Chrome Extension ecosystem · March 2026

UX · latency is design · why i built skiptheterms

The dominant UX pattern for AI browser extensions goes like this: notice the problem → click extension icon → panel opens → paste or select text → click summarise → wait → read result → close panel → return to page → realise you lost context.

That's eight steps. For a tool that exists to save you time.

The core insight behind SkipTheTerms was simple: the trigger — landing on a Terms of Service page — is completely predictable. The URL contains /terms, /privacy, /legal. The page title says it. The extension doesn't need to wait for the user to initiate anything. It can detect the context automatically, pre-trigger the summarisation in the background, and surface the result with a single badge. No panel. No copy-paste. No mental context switch.

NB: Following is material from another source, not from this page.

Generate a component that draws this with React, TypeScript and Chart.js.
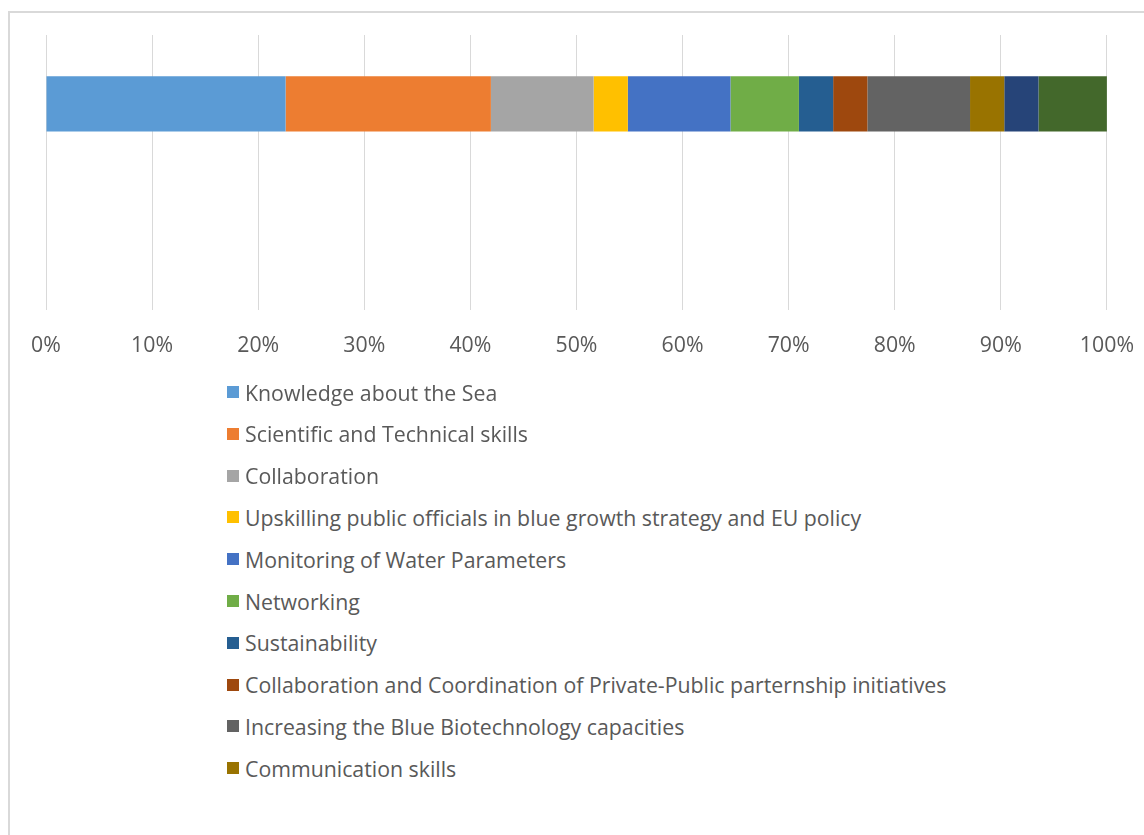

This collapsed the interaction: arrive at terms page → see badge → click once → read summary.

The backend had to match this UX promise. If the summary takes 8 seconds, the friction isn't gone — it's just relocated. Supabase caching on document hash was the fix. Cache hits return in 50ms. Fast enough to feel instant. Not fast. Instant. There's a difference, and users can feel it.

The thing I most underestimated: backend latency isn't just an engineering metric. It is a UX decision. Every second a user waits is a second they're thinking about the wait, not the result.

Zero-friction doesn't mean fewer features. It means removing the distance between the problem and the answer.